I confess: it’s not easy to re-root. I am just now returning to Thoreau after a year’s distraction with things Kierkegaardian. This last year has been endless celebrations of the 200th anniversary of Kierkegaard’s birth, which left little time for Thoreau. But this fall I’m teaching a seminar on him at Tel AViv University, and have the time to dive back into the texts, and catch up. I’m hunkering down.
Just came across a collection of essays, Thoreauvian Modernities, half of which come from European scholars. I’m a New Englander by birth, growing up just miles from Concord (in Dedham) and I’m afraid through high school and college I had a provincial and condescending attitude — Thoreau was a ‘local’, and those tourists who visited Walden Pond were, well, . . . just tourists! The Thoreau striding toward his cabin at the tourist spot somehow superseded the writer. Recently I’ve snapped awake learning that Virginia Woolf reviewed Walden favorably, and that Pierre Hadot has praise for Thoreau’s philosophy as a way of life. Some of that probably rubbed off on Foucault — not that American thinkers need confirmation by Europeans.

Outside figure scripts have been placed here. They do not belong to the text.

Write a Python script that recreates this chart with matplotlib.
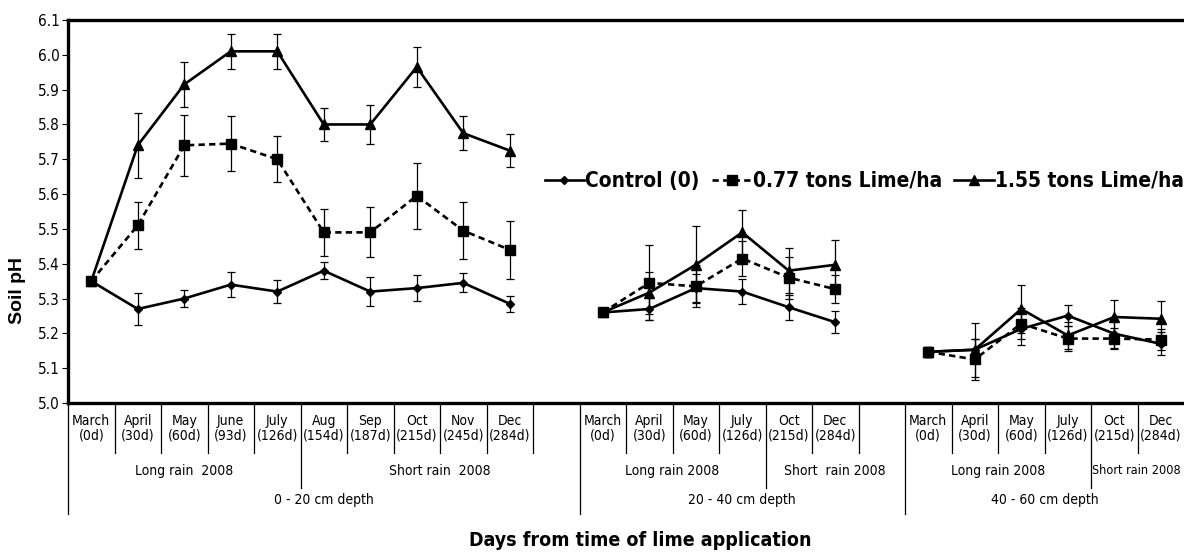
import numpy as np
import matplotlib
matplotlib.use("Agg")
import matplotlib.pyplot as plt
from matplotlib.transforms import blended_transform_factory

narrow = ['DejaVu Sans']
plt.rcParams['font.family'] = narrow
plt.rcParams['font.stretch'] = 'condensed'

# ---- data ----
months_0_20 = ["March\n(0d)", "April\n(30d)", "May\n(60d)", "June\n(93d)", "July\n(126d)",
               "Aug\n(154d)", "Sep\n(187d)", "Oct\n(215d)", "Nov\n(245d)", "Dec\n(284d)"]
months_short = ["March\n(0d)", "April\n(30d)", "May\n(60d)", "July\n(126d)", "Oct\n(215d)", "Dec\n(284d)"]

control_0_20 = [5.35, 5.27, 5.30, 5.34, 5.32, 5.38, 5.32, 5.33, 5.345, 5.285]
control_0_20_err = [0.01, 0.045, 0.025, 0.035, 0.033, 0.025, 0.042, 0.038, 0.027, 0.023]
lime077_0_20 = [5.35, 5.51, 5.74, 5.745, 5.70, 5.49, 5.49, 5.595, 5.495, 5.44]
lime077_0_20_err = [0.01, 0.068, 0.088, 0.08, 0.066, 0.068, 0.072, 0.095, 0.082, 0.083]
lime155_0_20 = [5.35, 5.74, 5.915, 6.01, 6.01, 5.80, 5.80, 5.965, 5.775, 5.725]
lime155_0_20_err = [0.01, 0.093, 0.065, 0.05, 0.05, 0.048, 0.055, 0.058, 0.048, 0.048]

control_20_40 = [5.26, 5.27, 5.33, 5.32, 5.275, 5.232]
control_20_40_err = [0.01, 0.033, 0.04, 0.037, 0.036, 0.032]
lime077_20_40 = [5.26, 5.345, 5.335, 5.415, 5.36, 5.327]
lime077_20_40_err = [0.01, 0.108, 0.06, 0.05, 0.06, 0.04]
lime155_20_40 = [5.26, 5.317, 5.397, 5.49, 5.38, 5.397]
lime155_20_40_err = [0.01, 0.06, 0.11, 0.065, 0.065, 0.07]

control_40_60 = [5.147, 5.153, 5.213, 5.251, 5.199, 5.17]
control_40_60_err = [0.015, 0.03, 0.045, 0.03, 0.04, 0.033]
lime077_40_60 = [5.147, 5.125, 5.228, 5.185, 5.185, 5.182]
lime077_40_60_err = [0.015, 0.06, 0.045, 0.035, 0.03, 0.03]
lime155_40_60 = [5.147, 5.153, 5.27, 5.194, 5.247, 5.242]
lime155_40_60_err = [0.015, 0.078, 0.07, 0.04, 0.05, 0.05]

depth_labels = ["0 - 20 cm depth", "20 - 40 cm depth", "40 - 60 cm depth"]
rain_labels = ["Long rain  2008", "Short rain  2008", "Long rain 2008", "Short  rain 2008",
               "Long rain 2008", "Short rain 2008"]

# slot layout: 11 slots + 7 slots + 6 slots
x_0_20 = np.arange(10) + 0.5
x_20_40 = np.arange(11, 17) + 0.5
x_40_60 = np.arange(18, 24) + 0.5

W, H = 1184, 553
fig = plt.figure(figsize=(W / 100, H / 100), dpi=100)
ax = fig.add_axes([68 / W, 1 - 403 / H, 1 - 68 / W, (403 - 20) / H])

styles = [
    ("Control (0)", dict(marker='D', markersize=4.5, linestyle='-')),
    ("0.77 tons Lime/ha", dict(marker='s', markersize=6.8, linestyle=(0, (2.4, 1.6)))),
    ("1.55 tons Lime/ha", dict(marker='^', markersize=6.8, linestyle='-')),
]
panels = [
    (x_0_20, [control_0_20, lime077_0_20, lime155_0_20],
     [control_0_20_err, lime077_0_20_err, lime155_0_20_err]),
    (x_20_40, [control_20_40, lime077_20_40, lime155_20_40],
     [control_20_40_err, lime077_20_40_err, lime155_20_40_err]),
    (x_40_60, [control_40_60, lime077_40_60, lime155_40_60],
     [control_40_60_err, lime077_40_60_err, lime155_40_60_err]),
]

for p, (xs, ys, errs) in enumerate(panels):
    for (name, st), y, e in zip(styles, ys, errs):
        ax.errorbar(xs, y, yerr=e, fmt='none', ecolor='black', elinewidth=0.9,
                    capsize=3.2, capthick=0.9, zorder=2)
        ax.plot(xs, y, color='black', lw=1.9, zorder=3,
                label=name if p == 0 else None, **st)

ax.set_xlim(0, 24)
ax.set_ylim(5.0, 6.1)
ax.set_yticks(np.round(np.arange(5.0, 6.11, 0.1), 1))
ax.set_yticklabels([f"{v:.1f}" for v in np.arange(5.0, 6.11, 0.1)], fontsize=11)
ax.set_xticks([])
ax.tick_params(axis='y', direction='out', length=4, width=0.8, pad=2)
for s in ['left', 'bottom', 'top']:
    ax.spines[s].set_linewidth(2.4)
ax.spines['right'].set_visible(False)

leg = ax.legend(ncol=3, loc='center right', bbox_to_anchor=(1.0, (403 - 181) / 383),
                frameon=False, handlelength=1.9, handletextpad=0.05,
                columnspacing=0.6, borderaxespad=0, borderpad=0,
                prop={'family': narrow, 'stretch': 'condensed', 'weight': 'bold', 'size': 15})

# ---- table below the axis ----
tr = blended_transform_factory(ax.transData, fig.transFigure)


def fy(py):
    return 1 - py / H


def vline(x, y_end):
    ax.plot([x, x], [fy(403), fy(y_end)], color='black', lw=0.9,
            transform=tr, clip_on=False)


short_div = 453
rain_div = 488
depth_div = 514

depth_bounds = [0, 11, 18]
rain_bounds = [5, 15, 22]
for b in range(0, 24):
    if b in depth_bounds:
        vline(b, depth_div)
    elif b in rain_bounds:
        vline(b, rain_div)
    else:
        vline(b, short_div)

for xs, labs in [(x_0_20, months_0_20), (x_20_40, months_short), (x_40_60, months_short)]:
    for x, lab in zip(xs, labs):
        ax.text(x, fy(428), lab, transform=tr, ha='center', va='center',
                fontsize=10, linespacing=1.05)

rain_centers = [2.5, 8.0, 13.0, 16.5, 20.0]
for x, lab in zip(rain_centers, rain_labels[:5]):
    ax.text(x, fy(471), lab, transform=tr, ha='center', va='center', fontsize=10)
# last one sits right against the divider, like the original
ax.text(22.03, fy(471), rain_labels[5], transform=tr, ha='left', va='center', fontsize=9.1)

for x, lab in zip([5.5, 14.5, 21.0], depth_labels):
    ax.text(x, fy(500), lab, transform=tr, ha='center', va='center', fontsize=10)

fig.text(18 / W, fy(290), "Soil pH", rotation=90, ha='center', va='center',
         fontsize=14, fontweight='bold', family=['Liberation Sans', 'DejaVu Sans'])
fig.text(640 / W, fy(541), "Days from time of lime application", ha='center', va='center',
         fontsize=14, fontweight='bold')

fig.savefig("out.png", dpi=100)
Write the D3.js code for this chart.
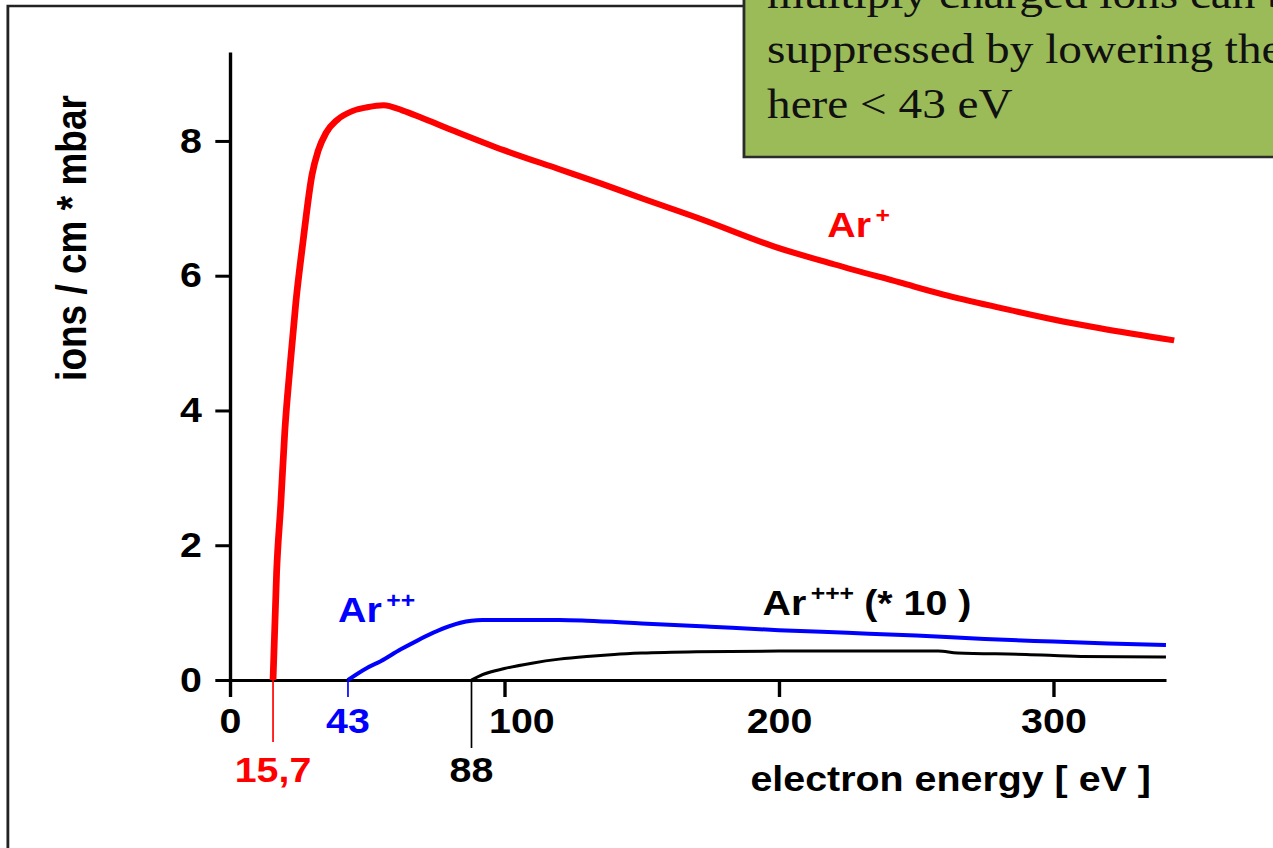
<!DOCTYPE html>
<html>
<head>
<meta charset="utf-8">
<script src="https://cdn.jsdelivr.net/npm/d3@7"></script>
<style>
  html, body { margin: 0; padding: 0; background: #fff; overflow: hidden; }
  text { font-family: 'Liberation Sans', Arial, sans-serif; font-weight: bold; }
</style>
</head>
<body>
<div id="chart"></div>
<script>
// Ar+ ionisation curve
var arPlusEnergy = [15.7, 17, 18.5, 20, 22, 24, 26.6, 29.9, 32.1, 35, 39, 45, 50, 56, 63, 70, 81, 100, 120, 135, 150, 171, 200, 220, 244, 260, 281, 300, 317, 344]
var arPlusIons   = [0, 1.6, 2.6, 3.7, 4.7, 5.6, 6.5, 7.5, 7.85, 8.12, 8.31, 8.45, 8.5, 8.53, 8.45, 8.34, 8.16, 7.86, 7.58, 7.37, 7.15, 6.85, 6.41, 6.17, 5.9, 5.72, 5.52, 5.35, 5.22, 5.04]

// Ar++ curve
var ar2Energy = [43, 50, 55, 62, 68, 74, 80, 84, 88, 92, 100, 120, 130, 150, 175, 200, 225, 250, 275, 300, 320, 341]
var ar2Ions   = [0, 0.18, 0.28, 0.45, 0.58, 0.7, 0.8, 0.85, 0.88, 0.89, 0.89, 0.89, 0.88, 0.84, 0.79, 0.74, 0.7, 0.66, 0.61, 0.57, 0.54, 0.52]

// Ar+++ curve (* 10)
var ar3Energy = [88, 92, 100, 110, 120, 130, 140, 150, 170, 200, 230, 258, 265, 290, 310, 341]
var ar3Ions   = [0, 0.08, 0.17, 0.25, 0.31, 0.35, 0.38, 0.4, 0.42, 0.43, 0.43, 0.43, 0.4, 0.38, 0.35, 0.34]

var xTicks = [0, 100, 200, 300]
var yTicks = [0, 2, 4, 6, 8]
var thresholds = [15.7, 43, 88]
var thresholdLabels = ['15,7', '43', '88']
var noteLines = ['multiply charged ions can be', 'suppressed by lowering the', 'here < 43 eV']

// slide was 4:3, shown stretched to 3:2
var width = 1273
var height = 848
var vbWidth = width / 1.125

var svg = d3.select('#chart')
	.append('svg')
	.attr('width', width)
	.attr('height', height)
	.attr('viewBox', [0, 0, vbWidth, height])
	.attr('preserveAspectRatio', 'none')

var x = d3.scaleLinear()
	.domain([0, 341])
	.range([204.4, 1036.4])

var y = d3.scaleLinear()
	.domain([0, 9.32])
	.range([680, 52])

// outer frame
svg.append('rect')
	.attr('x', 7)
	.attr('y', 6)
	.attr('width', 1300)
	.attr('height', 900)
	.style('fill', 'none')
	.style('stroke', '#222')
	.style('stroke-width', 2.5)

// axes
var xAxis = svg.append('g')
	.attr('transform', 'translate(0,' + y(0) + ')')
	.call(d3.axisBottom(x).tickValues(xTicks).tickSize(17).tickPadding(11).tickSizeOuter(0))

var yAxis = svg.append('g')
	.attr('transform', 'translate(' + x(0) + ',0)')
	.call(d3.axisLeft(y).tickValues(yTicks).tickSize(13).tickPadding(12).tickSizeOuter(0))

svg.selectAll('.domain, .tick line')
	.style('stroke', '#000')
	.style('stroke-width', 3)

svg.selectAll('.tick text')
	.attr('font-family', null)
	.style('font-size', '35px')
	.style('fill', '#000')

xAxis.selectAll('.tick text')
	.attr('dx', d => d === 100 ? 15 : 0)

// threshold markers
var markerColors = ['#ff0000', '#0000ff', '#000']
var markerLen = [62, 17, 68]
var markerLabelY = [782, 733, 782]

thresholds.forEach(function (t, i) {
	svg.append('line')
		.attr('x1', x(t))
		.attr('x2', x(t))
		.attr('y1', y(0))
		.attr('y2', y(0) + markerLen[i])
		.style('stroke', markerColors[i])
		.style('stroke-width', 1.5)

	svg.append('text')
		.attr('x', x(t))
		.attr('y', markerLabelY[i])
		.attr('text-anchor', 'middle')
		.style('font-size', '35px')
		.style('fill', markerColors[i])
		.text(thresholdLabels[i])
})

// curves
var line = d3.line()
	.x(d => x(d[0]))
	.y(d => y(d[1]))
	.curve(d3.curveMonotoneX)

function drawCurve(energy, ions, color, w) {
	svg.append('path')
		.datum(d3.zip(energy, ions))
		.attr('d', line)
		.style('fill', 'none')
		.style('stroke', color)
		.style('stroke-width', w)
		.style('stroke-linejoin', 'round')
}

drawCurve(ar3Energy, ar3Ions, '#000', 3)
drawCurve(ar2Energy, ar2Ions, '#0000ff', 4)
drawCurve(arPlusEnergy, arPlusIons, '#ff0000', 6)

// curve labels
function ionLabel(e, v, sup, color, extra) {
	var t = svg.append('text')
		.attr('x', x(e))
		.attr('y', y(v))
		.style('font-size', '35px')
		.style('fill', color)
	t.append('tspan').text('Ar')
	t.append('tspan')
		.attr('dx', 4)
		.attr('dy', -14)
		.style('font-size', '22px')
		.text(sup)
	if (extra) {
		t.append('tspan')
			.attr('dx', 9)
			.attr('dy', 14)
			.text(extra)
	}
}

ionLabel(217.6, 6.57, '+', '#ff0000')
ionLabel(39.4, 0.86, '++', '#0000ff')
ionLabel(194, 0.96, '+++', '#000', '(* 10 )')

// axis titles
svg.append('text')
	.attr('transform', 'translate(76,238) rotate(-90)')
	.attr('text-anchor', 'middle')
	.style('font-size', '37px')
	.text('ions / cm * mbar')

svg.append('text')
	.attr('x', 1023)
	.attr('y', 791)
	.attr('text-anchor', 'end')
	.style('font-size', '35px')
	.text('electron energy [ eV ]')

// note box
svg.append('rect')
	.attr('x', 661.3)
	.attr('y', -10)
	.attr('width', 600)
	.attr('height', 167)
	.style('fill', '#9bbb59')
	.style('stroke', '#2b2b2b')
	.style('stroke-width', 2.5)

svg.append('g')
	.selectAll('text')
	.data(noteLines)
	.enter()
	.append('text')
	.attr('x', 681.8)
	.attr('y', (d, i) => 8 + i * 55)
	.style('font-family', "'Liberation Serif', 'Times New Roman', serif")
	.style('font-weight', 'normal')
	.style('font-size', '42px')
	.style('fill', '#111')
	.text(d => d)
</script>
</body>
</html>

I didn’t read Thoreau closely (with the care I’d devote to a complex passage from Kierkegaard or Kant) until a few years ago, when suddenly his literary-philosophical-religious-political genius shone through. And of course, once that happened, I could easily imagine readers in France or Germany being mesmerized too — the way we accept classical (and good non-classical) music ‘immediately,’ quickly forgetting (or never knowing) its point of origin.